Required work:
Leave out the pictures and set down exactly the lines from the start of the listing through the one with "outliers = [[2660], [1110], []]", both included.
◇ ◇ ◇ ◇ ◇ ◇ ◇
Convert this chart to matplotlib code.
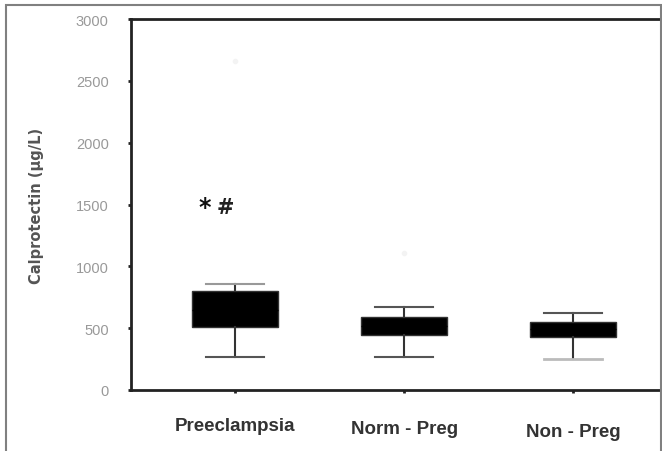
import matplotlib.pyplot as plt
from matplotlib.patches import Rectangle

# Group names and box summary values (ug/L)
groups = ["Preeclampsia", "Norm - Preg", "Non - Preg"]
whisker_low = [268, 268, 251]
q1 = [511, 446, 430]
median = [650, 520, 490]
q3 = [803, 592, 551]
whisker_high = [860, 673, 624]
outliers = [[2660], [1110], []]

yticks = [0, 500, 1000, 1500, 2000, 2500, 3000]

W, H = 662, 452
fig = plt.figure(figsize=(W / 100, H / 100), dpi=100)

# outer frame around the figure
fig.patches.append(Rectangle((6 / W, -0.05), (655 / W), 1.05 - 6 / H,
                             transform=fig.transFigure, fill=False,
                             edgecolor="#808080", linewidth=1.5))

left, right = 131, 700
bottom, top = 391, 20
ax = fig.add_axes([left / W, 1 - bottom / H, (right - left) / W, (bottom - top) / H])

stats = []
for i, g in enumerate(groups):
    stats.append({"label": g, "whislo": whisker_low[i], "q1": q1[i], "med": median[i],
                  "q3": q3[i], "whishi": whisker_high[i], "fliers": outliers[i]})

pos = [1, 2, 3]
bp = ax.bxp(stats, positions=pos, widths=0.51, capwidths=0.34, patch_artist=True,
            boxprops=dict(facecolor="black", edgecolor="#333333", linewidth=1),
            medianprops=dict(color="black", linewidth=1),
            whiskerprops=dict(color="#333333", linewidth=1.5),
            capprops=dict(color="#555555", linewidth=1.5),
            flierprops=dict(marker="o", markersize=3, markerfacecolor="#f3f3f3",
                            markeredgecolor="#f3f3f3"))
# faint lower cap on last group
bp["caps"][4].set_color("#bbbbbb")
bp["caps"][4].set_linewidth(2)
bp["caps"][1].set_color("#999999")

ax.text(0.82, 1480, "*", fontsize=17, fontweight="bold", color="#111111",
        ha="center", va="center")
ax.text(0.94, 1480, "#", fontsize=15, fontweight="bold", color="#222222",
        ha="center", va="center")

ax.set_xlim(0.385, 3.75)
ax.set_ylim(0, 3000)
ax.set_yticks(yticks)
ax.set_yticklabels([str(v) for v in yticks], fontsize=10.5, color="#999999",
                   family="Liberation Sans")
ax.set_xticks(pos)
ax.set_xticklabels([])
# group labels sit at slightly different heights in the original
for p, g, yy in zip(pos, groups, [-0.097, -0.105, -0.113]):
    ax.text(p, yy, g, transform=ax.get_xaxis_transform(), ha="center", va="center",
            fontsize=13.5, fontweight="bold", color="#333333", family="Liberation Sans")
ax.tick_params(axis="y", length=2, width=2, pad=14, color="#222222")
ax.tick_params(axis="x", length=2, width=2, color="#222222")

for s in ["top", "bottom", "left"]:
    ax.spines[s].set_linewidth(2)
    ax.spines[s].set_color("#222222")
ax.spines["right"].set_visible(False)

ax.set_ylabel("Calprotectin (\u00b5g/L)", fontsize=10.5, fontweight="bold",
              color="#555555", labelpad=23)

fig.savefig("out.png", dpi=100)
◇ ◇ ◇ ◇ ◇ ◇ ◇
The answer:
Convert this chart to matplotlib code.
import matplotlib.pyplot as plt
from matplotlib.patches import Rectangle

# Group names and box summary values (ug/L)
groups = ["Preeclampsia", "Norm - Preg", "Non - Preg"]
whisker_low = [268, 268, 251]
q1 = [511, 446, 430]
median = [650, 520, 490]
q3 = [803, 592, 551]
whisker_high = [860, 673, 624]
outliers = [[2660], [1110], []]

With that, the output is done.